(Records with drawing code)
◇ ◇ ◇
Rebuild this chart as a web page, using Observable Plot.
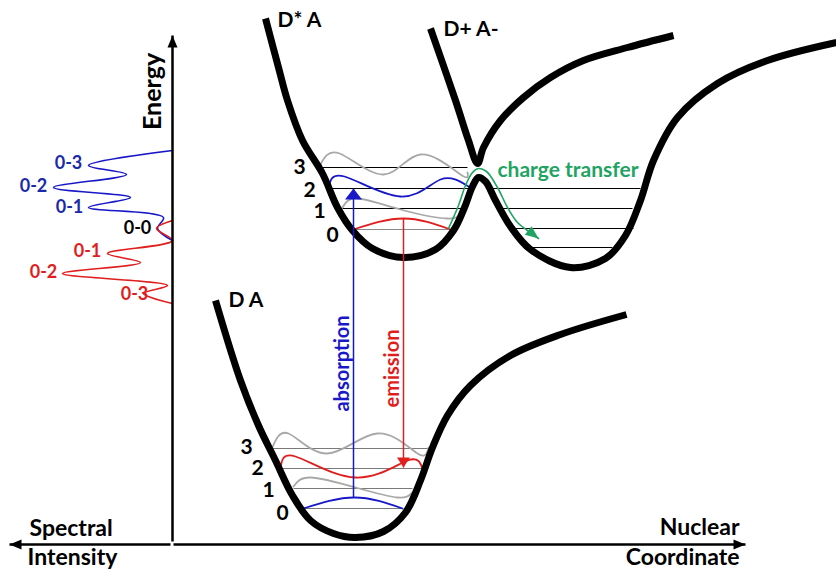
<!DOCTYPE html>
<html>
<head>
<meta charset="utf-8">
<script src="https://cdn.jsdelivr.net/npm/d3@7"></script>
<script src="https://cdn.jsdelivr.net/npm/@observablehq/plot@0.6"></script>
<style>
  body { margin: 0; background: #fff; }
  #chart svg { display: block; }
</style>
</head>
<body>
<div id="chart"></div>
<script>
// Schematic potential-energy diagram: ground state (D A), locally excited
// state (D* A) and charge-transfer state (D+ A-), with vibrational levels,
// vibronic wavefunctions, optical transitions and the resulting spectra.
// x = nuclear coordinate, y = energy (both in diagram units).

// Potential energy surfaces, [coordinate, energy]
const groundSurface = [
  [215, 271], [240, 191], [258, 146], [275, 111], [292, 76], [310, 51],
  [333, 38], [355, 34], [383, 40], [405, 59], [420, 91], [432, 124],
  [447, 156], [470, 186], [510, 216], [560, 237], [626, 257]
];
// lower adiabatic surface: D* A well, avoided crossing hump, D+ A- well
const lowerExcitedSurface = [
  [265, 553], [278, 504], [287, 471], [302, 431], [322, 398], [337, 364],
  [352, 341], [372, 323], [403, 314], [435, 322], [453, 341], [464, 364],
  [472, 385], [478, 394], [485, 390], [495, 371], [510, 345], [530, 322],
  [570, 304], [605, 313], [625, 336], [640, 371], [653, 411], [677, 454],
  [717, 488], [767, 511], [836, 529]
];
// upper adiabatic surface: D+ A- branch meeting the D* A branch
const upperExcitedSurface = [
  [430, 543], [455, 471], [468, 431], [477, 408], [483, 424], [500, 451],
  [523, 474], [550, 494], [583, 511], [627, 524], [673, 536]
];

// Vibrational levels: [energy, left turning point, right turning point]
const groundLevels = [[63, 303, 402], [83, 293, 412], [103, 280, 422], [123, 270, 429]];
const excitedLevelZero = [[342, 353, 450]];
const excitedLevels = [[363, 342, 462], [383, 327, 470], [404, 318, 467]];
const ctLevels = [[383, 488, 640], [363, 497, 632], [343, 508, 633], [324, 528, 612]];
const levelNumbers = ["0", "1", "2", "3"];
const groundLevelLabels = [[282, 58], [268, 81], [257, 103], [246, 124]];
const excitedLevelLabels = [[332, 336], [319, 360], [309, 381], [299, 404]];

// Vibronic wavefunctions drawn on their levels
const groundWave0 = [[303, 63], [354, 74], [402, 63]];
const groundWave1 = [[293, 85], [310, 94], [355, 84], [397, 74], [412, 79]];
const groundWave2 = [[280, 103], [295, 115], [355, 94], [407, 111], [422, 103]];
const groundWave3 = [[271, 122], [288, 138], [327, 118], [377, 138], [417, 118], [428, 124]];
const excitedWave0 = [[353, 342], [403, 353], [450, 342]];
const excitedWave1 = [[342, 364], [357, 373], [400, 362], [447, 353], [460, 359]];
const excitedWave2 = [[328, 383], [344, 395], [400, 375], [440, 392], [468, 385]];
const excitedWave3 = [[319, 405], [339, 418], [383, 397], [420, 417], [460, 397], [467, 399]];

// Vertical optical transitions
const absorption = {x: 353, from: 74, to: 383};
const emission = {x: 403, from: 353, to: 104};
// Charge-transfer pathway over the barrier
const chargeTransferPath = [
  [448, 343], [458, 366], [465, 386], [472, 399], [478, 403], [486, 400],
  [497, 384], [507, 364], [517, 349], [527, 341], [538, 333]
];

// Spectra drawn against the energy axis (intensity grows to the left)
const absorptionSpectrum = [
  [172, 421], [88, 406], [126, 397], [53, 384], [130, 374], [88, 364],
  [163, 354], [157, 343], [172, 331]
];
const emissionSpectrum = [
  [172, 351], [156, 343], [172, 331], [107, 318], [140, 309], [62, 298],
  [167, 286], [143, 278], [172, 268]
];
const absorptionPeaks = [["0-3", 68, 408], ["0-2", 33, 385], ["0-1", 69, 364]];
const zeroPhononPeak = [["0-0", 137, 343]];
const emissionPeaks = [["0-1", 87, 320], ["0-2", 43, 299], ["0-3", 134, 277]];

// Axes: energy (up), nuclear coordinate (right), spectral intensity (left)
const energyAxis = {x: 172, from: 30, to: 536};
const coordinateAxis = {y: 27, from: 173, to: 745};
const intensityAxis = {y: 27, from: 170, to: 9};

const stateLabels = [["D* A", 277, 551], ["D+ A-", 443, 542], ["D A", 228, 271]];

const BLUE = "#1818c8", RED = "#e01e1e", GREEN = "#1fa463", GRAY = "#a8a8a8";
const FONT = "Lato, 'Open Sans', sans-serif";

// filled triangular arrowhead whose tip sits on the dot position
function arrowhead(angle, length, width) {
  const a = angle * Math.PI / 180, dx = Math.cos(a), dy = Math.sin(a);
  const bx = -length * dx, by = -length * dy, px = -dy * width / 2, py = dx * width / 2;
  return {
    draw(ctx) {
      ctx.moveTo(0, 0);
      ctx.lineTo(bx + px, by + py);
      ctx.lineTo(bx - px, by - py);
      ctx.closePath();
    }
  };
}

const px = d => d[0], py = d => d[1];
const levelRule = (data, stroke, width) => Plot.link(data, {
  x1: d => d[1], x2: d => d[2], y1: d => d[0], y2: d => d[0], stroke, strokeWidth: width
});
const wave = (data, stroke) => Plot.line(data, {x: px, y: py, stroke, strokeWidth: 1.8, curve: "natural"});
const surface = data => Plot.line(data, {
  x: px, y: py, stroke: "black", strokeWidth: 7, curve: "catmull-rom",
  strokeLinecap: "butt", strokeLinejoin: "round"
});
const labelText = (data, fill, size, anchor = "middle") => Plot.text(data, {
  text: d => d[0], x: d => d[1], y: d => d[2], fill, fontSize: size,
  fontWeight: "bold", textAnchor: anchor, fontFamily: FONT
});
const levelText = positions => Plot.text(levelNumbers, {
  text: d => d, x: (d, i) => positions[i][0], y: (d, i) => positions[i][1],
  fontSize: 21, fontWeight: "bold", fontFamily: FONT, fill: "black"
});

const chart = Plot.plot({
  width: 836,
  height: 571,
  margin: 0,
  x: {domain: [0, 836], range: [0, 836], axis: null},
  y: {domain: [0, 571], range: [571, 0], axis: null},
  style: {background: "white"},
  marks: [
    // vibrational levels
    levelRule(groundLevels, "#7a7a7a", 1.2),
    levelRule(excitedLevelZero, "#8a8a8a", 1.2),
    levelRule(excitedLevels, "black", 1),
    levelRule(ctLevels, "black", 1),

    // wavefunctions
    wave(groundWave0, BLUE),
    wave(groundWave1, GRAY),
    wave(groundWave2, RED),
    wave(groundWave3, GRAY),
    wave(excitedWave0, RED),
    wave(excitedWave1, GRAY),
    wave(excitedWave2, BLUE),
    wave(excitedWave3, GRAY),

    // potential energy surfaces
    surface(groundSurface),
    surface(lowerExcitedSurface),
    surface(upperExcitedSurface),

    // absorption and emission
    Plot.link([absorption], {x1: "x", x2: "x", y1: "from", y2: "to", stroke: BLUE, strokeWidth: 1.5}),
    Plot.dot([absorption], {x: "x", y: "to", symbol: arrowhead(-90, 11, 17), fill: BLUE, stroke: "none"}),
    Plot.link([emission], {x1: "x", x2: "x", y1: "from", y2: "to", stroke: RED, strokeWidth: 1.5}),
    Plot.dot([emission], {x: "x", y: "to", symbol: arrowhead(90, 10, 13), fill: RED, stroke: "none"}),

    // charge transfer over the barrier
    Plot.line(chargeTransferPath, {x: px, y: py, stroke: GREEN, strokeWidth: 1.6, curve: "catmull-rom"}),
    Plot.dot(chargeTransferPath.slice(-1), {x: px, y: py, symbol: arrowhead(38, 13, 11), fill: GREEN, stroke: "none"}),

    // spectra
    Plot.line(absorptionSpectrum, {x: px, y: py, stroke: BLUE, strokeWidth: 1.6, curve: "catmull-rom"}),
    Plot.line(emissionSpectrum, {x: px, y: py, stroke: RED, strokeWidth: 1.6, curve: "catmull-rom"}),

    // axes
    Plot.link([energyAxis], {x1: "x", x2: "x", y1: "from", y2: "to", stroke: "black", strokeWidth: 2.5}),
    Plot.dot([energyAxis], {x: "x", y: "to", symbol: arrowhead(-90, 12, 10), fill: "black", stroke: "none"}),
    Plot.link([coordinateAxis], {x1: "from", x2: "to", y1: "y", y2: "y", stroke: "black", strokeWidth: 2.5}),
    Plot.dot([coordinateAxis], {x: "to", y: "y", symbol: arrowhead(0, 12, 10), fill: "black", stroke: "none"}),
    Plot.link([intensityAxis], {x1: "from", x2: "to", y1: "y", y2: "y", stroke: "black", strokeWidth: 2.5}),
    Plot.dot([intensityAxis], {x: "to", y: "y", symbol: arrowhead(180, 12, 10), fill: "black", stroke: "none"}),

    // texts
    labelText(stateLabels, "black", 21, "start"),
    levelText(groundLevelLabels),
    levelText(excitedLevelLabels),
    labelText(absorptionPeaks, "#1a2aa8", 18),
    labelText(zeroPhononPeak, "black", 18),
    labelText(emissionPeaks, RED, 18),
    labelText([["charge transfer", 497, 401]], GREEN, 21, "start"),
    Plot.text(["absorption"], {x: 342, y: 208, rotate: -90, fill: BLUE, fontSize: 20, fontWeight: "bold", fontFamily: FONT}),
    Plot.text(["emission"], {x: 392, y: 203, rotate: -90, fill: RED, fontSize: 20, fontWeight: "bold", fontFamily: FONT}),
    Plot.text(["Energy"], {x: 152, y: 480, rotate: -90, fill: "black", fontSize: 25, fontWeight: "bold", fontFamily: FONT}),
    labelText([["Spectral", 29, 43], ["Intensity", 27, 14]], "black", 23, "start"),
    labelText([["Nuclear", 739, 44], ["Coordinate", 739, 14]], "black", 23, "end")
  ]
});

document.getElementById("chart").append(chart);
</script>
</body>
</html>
◇ ◇ ◇
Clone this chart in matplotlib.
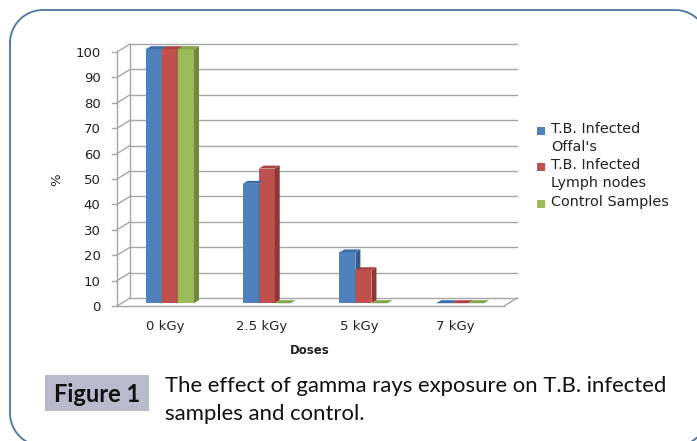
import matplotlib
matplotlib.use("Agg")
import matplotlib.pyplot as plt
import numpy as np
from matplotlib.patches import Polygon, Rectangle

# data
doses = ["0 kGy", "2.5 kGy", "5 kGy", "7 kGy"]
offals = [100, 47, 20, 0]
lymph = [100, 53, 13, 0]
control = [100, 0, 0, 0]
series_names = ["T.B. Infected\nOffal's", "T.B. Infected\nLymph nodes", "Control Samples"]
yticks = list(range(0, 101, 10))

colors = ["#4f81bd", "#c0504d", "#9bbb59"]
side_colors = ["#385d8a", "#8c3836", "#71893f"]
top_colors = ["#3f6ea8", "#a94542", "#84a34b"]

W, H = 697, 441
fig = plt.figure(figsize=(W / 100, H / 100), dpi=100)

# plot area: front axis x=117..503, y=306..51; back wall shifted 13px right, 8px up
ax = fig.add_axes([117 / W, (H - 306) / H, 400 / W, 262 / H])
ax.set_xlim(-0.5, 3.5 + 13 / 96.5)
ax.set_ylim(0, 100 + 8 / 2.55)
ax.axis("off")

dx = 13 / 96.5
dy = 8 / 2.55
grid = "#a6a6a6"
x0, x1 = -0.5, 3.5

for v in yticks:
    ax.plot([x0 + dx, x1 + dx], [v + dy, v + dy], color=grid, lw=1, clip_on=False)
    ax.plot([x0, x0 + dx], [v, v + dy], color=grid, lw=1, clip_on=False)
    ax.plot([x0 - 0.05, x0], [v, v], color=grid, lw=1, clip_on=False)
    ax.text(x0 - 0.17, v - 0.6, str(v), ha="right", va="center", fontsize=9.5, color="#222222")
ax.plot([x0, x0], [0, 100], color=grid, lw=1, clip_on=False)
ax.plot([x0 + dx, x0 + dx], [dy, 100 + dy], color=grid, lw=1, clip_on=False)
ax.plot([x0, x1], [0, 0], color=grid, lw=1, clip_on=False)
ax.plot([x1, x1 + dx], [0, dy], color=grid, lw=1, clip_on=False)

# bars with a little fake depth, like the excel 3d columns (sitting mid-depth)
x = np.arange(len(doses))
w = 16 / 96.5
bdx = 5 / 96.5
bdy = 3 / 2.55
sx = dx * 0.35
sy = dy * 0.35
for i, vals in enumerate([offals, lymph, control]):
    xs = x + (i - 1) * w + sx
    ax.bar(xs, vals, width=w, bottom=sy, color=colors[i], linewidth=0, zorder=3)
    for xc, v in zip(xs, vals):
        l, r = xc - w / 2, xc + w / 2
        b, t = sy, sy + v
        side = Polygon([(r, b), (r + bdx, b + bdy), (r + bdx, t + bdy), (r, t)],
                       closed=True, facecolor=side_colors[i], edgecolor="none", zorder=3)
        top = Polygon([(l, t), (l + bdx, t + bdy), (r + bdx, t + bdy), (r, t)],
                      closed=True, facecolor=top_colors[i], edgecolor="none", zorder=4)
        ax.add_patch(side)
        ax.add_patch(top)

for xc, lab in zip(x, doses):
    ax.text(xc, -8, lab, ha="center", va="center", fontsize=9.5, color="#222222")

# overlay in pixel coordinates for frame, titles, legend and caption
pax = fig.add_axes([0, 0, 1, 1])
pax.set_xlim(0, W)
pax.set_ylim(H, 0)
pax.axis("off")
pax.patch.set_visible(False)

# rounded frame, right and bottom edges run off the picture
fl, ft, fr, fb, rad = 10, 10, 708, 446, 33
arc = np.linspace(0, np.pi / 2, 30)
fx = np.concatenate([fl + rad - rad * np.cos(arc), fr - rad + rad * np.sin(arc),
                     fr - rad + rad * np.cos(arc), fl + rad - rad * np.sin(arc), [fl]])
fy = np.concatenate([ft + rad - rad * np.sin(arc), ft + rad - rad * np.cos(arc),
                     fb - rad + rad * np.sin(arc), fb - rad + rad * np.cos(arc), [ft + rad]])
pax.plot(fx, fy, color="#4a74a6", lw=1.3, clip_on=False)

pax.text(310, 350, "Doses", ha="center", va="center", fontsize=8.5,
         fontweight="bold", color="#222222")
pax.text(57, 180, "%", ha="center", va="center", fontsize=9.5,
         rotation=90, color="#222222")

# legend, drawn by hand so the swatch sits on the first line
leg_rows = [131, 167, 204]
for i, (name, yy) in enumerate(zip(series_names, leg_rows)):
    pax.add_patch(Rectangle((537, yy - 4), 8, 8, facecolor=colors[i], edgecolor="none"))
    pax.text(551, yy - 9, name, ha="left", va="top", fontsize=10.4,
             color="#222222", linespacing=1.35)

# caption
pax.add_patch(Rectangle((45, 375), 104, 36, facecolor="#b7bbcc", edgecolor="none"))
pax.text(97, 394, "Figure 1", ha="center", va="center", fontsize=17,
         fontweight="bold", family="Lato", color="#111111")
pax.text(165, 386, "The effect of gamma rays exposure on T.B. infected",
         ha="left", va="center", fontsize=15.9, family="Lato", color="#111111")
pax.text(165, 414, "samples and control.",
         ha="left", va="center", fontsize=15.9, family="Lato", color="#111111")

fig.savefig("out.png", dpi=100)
◇ ◇ ◇
__Short exercise__: Among the entries above, take the lines from the one with "Clone this chart in matplotlib." through the one with "from matplotlib.patches import" and retype them exactly, leaving out the pictures.

__Exercise answer__:
Clone this chart in matplotlib.
import matplotlib
matplotlib.use("Agg")
import matplotlib.pyplot as plt
import numpy as np
from matplotlib.patches import Polygon, Rectangle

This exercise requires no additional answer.